Without the Rise of Supercomputers There Will Be No Progress in Artificial Intelligence

We need solutions that overlap these two research worlds

Although artificial intelligence (AI) research began in the 1950s, and the fundamental algorithms of neural networks were already known in the last century, this discipline was left dormant for many years due to the lack of results that could excite both academia and the industry.

Artificial Intelligence has been around since the middle of the last century. John McCarthy coined the term Artificial Intelligence in the 1950s, being one of the founding fathers of Artificial Intelligence along with Marvin Minsky.
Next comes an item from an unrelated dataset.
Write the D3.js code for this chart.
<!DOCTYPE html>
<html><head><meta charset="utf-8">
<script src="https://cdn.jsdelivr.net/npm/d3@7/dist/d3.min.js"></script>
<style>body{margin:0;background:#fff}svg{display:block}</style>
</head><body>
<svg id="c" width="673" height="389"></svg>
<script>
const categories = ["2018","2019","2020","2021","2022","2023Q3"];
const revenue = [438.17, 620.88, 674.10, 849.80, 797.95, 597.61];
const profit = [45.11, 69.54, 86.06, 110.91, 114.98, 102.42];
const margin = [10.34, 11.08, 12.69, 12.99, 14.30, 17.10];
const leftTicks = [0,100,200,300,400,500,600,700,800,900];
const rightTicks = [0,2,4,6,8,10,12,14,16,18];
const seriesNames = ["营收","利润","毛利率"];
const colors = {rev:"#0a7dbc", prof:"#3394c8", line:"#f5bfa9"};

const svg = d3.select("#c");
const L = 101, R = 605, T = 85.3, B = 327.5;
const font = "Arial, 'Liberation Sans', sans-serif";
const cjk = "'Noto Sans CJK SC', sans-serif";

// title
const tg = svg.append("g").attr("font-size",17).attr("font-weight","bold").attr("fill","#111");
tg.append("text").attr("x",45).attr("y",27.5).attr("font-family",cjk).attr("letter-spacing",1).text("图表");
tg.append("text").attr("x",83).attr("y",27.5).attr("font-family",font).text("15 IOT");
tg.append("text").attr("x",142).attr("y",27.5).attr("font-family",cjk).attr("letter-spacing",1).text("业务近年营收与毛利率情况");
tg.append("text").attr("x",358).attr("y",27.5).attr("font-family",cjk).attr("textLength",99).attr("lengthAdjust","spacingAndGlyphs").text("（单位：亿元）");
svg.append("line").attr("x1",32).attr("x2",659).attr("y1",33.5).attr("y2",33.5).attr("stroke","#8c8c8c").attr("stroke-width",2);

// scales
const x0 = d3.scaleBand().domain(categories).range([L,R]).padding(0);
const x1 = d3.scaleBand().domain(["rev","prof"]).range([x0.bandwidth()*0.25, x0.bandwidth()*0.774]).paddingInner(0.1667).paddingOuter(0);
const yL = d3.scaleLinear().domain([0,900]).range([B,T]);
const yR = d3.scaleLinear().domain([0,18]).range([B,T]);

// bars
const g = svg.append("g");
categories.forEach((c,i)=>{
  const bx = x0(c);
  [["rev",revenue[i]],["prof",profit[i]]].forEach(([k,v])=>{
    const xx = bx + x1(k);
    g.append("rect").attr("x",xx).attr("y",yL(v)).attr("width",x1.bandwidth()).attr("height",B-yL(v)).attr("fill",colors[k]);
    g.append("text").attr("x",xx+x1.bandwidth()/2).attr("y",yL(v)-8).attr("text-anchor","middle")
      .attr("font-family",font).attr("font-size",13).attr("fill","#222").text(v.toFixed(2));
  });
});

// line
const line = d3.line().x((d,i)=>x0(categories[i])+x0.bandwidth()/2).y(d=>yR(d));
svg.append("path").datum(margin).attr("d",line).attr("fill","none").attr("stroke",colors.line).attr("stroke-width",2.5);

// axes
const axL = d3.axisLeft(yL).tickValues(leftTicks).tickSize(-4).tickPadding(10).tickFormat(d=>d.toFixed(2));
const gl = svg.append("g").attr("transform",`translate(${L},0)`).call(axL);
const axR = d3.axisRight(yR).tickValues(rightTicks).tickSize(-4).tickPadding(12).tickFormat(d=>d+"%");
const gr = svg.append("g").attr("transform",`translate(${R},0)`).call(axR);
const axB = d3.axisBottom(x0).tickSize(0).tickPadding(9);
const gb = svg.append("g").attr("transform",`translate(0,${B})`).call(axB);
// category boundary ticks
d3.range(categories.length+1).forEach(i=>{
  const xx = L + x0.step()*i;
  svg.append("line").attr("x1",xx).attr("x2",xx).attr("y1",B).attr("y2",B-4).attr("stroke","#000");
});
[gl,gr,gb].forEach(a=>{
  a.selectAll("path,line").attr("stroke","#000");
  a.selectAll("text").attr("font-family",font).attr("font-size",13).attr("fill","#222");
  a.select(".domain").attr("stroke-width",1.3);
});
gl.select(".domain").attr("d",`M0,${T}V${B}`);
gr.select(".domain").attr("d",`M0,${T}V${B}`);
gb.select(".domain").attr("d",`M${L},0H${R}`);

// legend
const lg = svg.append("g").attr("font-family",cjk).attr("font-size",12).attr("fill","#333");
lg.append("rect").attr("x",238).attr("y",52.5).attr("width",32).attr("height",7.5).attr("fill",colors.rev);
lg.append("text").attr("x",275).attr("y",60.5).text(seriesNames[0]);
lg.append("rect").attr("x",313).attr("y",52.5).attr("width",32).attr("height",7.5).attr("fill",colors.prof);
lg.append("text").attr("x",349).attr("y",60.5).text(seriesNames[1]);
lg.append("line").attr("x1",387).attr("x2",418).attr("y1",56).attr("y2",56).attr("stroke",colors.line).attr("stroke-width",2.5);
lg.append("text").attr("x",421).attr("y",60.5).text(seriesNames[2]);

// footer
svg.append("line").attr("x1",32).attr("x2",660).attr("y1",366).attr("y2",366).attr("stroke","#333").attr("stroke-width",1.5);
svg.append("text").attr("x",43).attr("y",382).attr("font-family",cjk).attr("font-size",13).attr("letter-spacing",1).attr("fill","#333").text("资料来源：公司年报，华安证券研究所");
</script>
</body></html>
Also, in 1958, Frank Rosenblatt built a prototype neuronal network, which he called the Perceptron. since then, Artificial Intelligence has experienced several waves of optimism, followed by disappointment and loss of funding and interest (periods known as AI winter), followed by new approaches, success and financing.

It was not until 2012 that advances already established in supercomputing revived this area of research again. 
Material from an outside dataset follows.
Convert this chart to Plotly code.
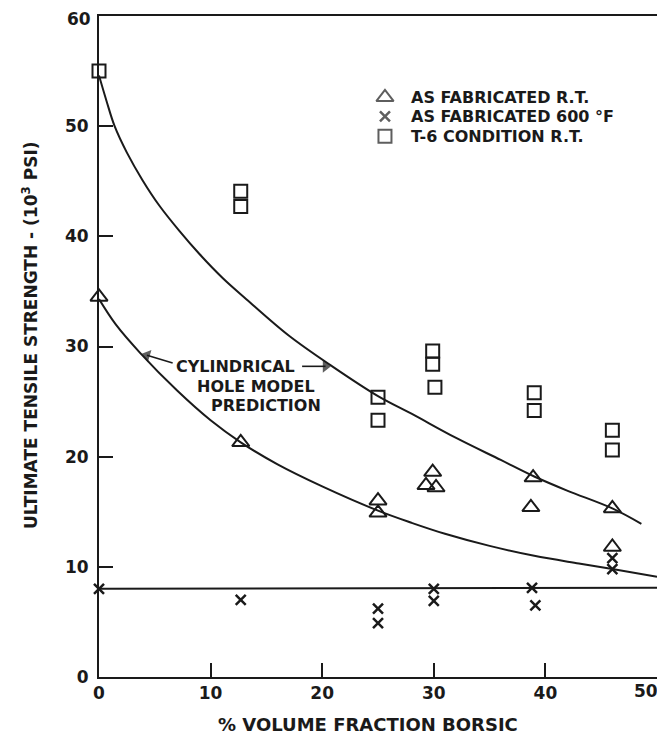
import plotly.graph_objects as go

# ---- data ----
tri_x = [0, 12.7, 25, 25, 29.9, 29.3, 30.2, 38.9, 38.7, 46, 46]
tri_y = [34.5, 21.3, 16.0, 14.9, 18.6, 17.4, 17.2, 18.1, 15.4, 15.3, 11.8]

x600_x = [0, 12.7, 25, 25, 30, 30, 38.8, 39.1, 46, 46]
x600_y = [8.0, 7.0, 6.2, 4.9, 8.0, 6.9, 8.1, 6.5, 10.8, 9.8]

sq_x = [0, 12.7, 12.7, 25, 25, 29.9, 29.9, 30.1, 39, 39, 46, 46]
sq_y = [55.0, 44.1, 42.7, 25.4, 23.3, 29.6, 28.4, 26.3, 25.8, 24.2, 22.4, 20.6]

# prediction curves
upper_x = [0, 0.7, 1.4, 2.5, 3.9, 5.4, 7.2, 9.0, 11.1, 13.2, 17, 20.9, 25, 28, 32, 36, 39, 42, 46, 48.6]
upper_y = [54.6, 52.2, 50.0, 47.6, 45.1, 42.8, 40.5, 38.4, 36.2, 34.3, 31.0, 28.2, 25.5, 23.9, 21.7, 19.7, 18.2, 16.9, 15.3, 13.9]

lower_x = [0, 1.5, 3.7, 7, 10, 12.7, 16, 20, 25, 28, 31, 35, 39, 43, 46, 50]
lower_y = [34.3, 32.0, 29.4, 26.0, 23.3, 21.3, 19.3, 17.3, 15.1, 14.0, 13.0, 11.9, 11.0, 10.3, 9.8, 9.1]

flat_x = [0, 50]
flat_y = [8.0, 8.1]

x_ticks = [0, 10, 20, 30, 40]
y_ticks = [0, 10, 20, 30, 40, 50]

series_names = ["AS FABRICATED R.T.", "AS FABRICATED 600 °F", "T-6 CONDITION R.T."]

INK = "#1a1a1a"
FONT = "DejaVu Sans"
SYM = ["triangle-up-open", "x-thin-open", "square-open"]
SIZES = [15, 10, 13]
WID = [2, 2.5, 2]

fig = go.Figure()

for cx, cy in [(upper_x, upper_y), (lower_x, lower_y)]:
    fig.add_trace(go.Scatter(x=cx, y=cy, mode="lines",
                             line=dict(color=INK, width=2, shape="spline", smoothing=1.0),
                             showlegend=False, hoverinfo="skip"))
fig.add_trace(go.Scatter(x=flat_x, y=flat_y, mode="lines", line=dict(color=INK, width=2),
                         showlegend=False, hoverinfo="skip"))

for (sx, sy), name, sym, sz, w in zip([(tri_x, tri_y), (x600_x, x600_y), (sq_x, sq_y)],
                                      series_names, SYM, SIZES, WID):
    fig.add_trace(go.Scatter(x=sx, y=sy, mode="markers", name=name, showlegend=False, cliponaxis=False,
                             marker=dict(symbol=sym, size=sz, color=INK, line=dict(width=w, color=INK))))

# arrows of the "cylindrical hole model prediction" label
for ax_, ay_, tx, ty in [(6.6, 28.5, 4.3, 29.2), (18.2, 28.2, 20.3, 28.2)]:
    fig.add_trace(go.Scatter(x=[ax_, tx], y=[ay_, ty], mode="lines+markers", showlegend=False,
                             hoverinfo="skip", line=dict(color=INK, width=1.6),
                             marker=dict(symbol="triangle-up", angleref="previous", size=[0, 11], color=INK,
                                         line=dict(width=0))))

# custom legend on an overlay axis with a 0..1 range
leg_x = 0.5125
leg_y = [0.877, 0.848, 0.818]
fig.add_trace(go.Scatter(x=[leg_x] * 3, y=leg_y, xaxis="x2", yaxis="y2", mode="markers",
                         showlegend=False, hoverinfo="skip", cliponaxis=False,
                         marker=dict(symbol=SYM, size=SIZES, color=INK, line=dict(width=WID, color=INK))))

tick_font = dict(family=FONT, size=17, color=INK, weight="bold")
axis_common = dict(showgrid=False, zeroline=False, showline=True, linecolor=INK, linewidth=2,
                   ticks="inside", ticklen=14, tickwidth=2, tickcolor=INK, mirror=True,
                   ticklabeloverflow="allow", automargin=False, tickfont=tick_font)

fig.update_xaxes(range=[0, 50], tickvals=x_ticks, ticktext=[str(v) for v in x_ticks],
                 ticklabelstandoff=0, **axis_common)
fig.update_yaxes(range=[0, 60], tickvals=y_ticks, ticktext=[str(v) for v in y_ticks],
                 ticklabelstandoff=5, **axis_common)

ann_font = dict(family=FONT, size=16, color=INK, weight="bold")
annotations = [
    dict(text="ULTIMATE TENSILE STRENGTH - (10<sup>3</sup> PSI)", xref="paper", yref="paper",
         x=-0.124, y=0.517, textangle=-90, showarrow=False,
         font=dict(family=FONT, size=17, color=INK, weight="bold"), xanchor="center", yanchor="middle"),
    dict(text="% VOLUME FRACTION BORSIC", xref="paper", yref="paper", x=0.482, y=-0.072,
         showarrow=False, font=dict(family=FONT, size=18, color=INK, weight="bold"),
         xanchor="center", yanchor="middle"),
    # end labels of the axes, nudged inside the page
    dict(text="50", xref="x", yref="paper", x=50, y=0, yanchor="top", xanchor="center", xshift=-11, yshift=-2,
         showarrow=False, font=tick_font),
    dict(text="60", xref="paper", yref="y", x=0, y=60, xanchor="right", yanchor="middle", xshift=-6, yshift=-3,
         showarrow=False, font=tick_font),
    dict(text="CYLINDRICAL", xref="x", yref="y", x=12.2, y=28.2, showarrow=False, font=ann_font),
    dict(text="HOLE MODEL", xref="x", yref="y", x=14.1, y=26.4, showarrow=False, font=ann_font),
    dict(text="PREDICTION", xref="x", yref="y", x=15.0, y=24.6, showarrow=False, font=ann_font),
]
for name, yy in zip(series_names, leg_y):
    annotations.append(dict(text=name, xref="paper", yref="paper", x=0.5556, y=yy, xanchor="left",
                            yanchor="middle", showarrow=False,
                            font=dict(family=FONT, size=16, color=INK, weight="bold")))

fig.update_layout(
    width=657, height=730,
    margin=dict(l=91, r=8, t=8, b=61, autoexpand=False),
    paper_bgcolor="white", plot_bgcolor="white",
    showlegend=False,
    xaxis2=dict(overlaying="x", anchor="y2", range=[0, 1], visible=False),
    yaxis2=dict(overlaying="y", anchor="x2", range=[0, 1], visible=False),
    annotations=annotations,
)

fig.write_html("out.html")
In 2012 Alex Krizhevsky, Ilya Sutskever and Geoffrey E. Hilton used for the first time hardware accelerators GPU, which was already used at that time in supercomputing centers like ours in Barcelona to increase the speed of execution of applications that require the performance of many calculations.
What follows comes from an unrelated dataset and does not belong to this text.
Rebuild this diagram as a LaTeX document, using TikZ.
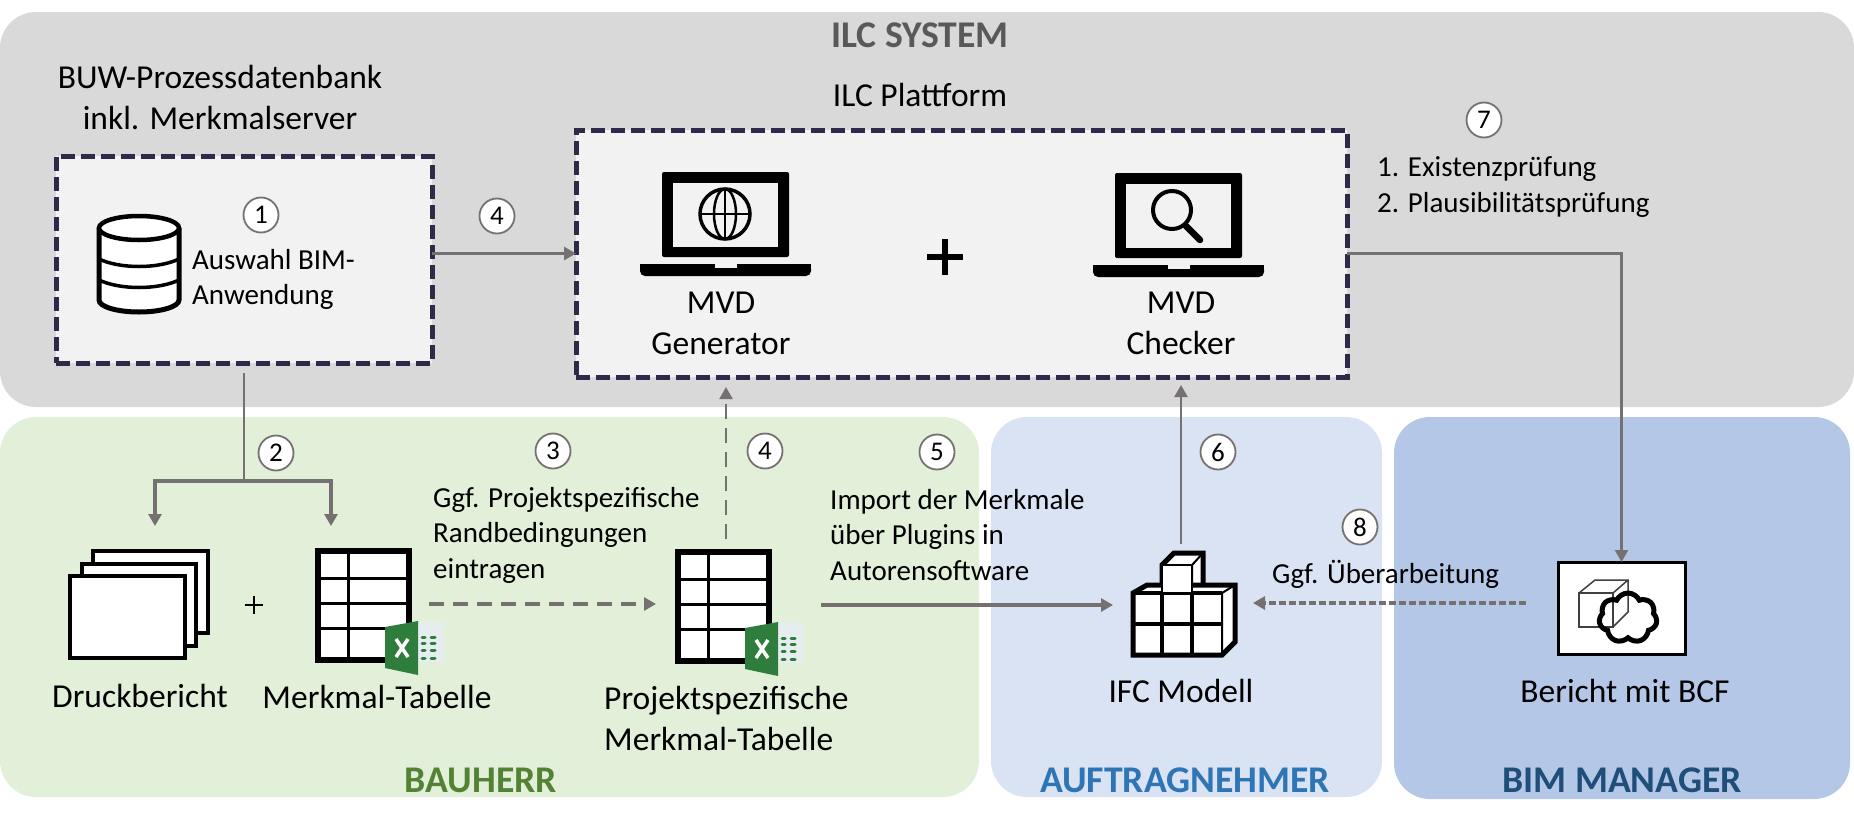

A new era of AI that merges key mathematical ideas with supercomputing knowledge, thus achieving the creation of new large models of AI.

Starting in 2017, Transformers have facilitated impressive progress in the field of deep learning.

But nowadays, training these new AI large models requires massive amounts of computation and execution time. And that has become a significant challenge as it requires great expertise in supercomputing knowledge to scale up large AI models in today’s parallel and distributed infrastructures.

A recent paper from Google presents a model for Multilingual translation quality with computing requirements equivalent to 22 years with 1 TPU (if we only had available one TPU, it would take us 22 years to do the training). In this paper, Google distributed the training over 2048 TPUs and achieved results in only 4 days.

In summary, the AI ​​revolution is not only about new mathematical models; it’s about how to take advantage of the unprecedented opportunities that supercomputing offers for next-generation AI methods.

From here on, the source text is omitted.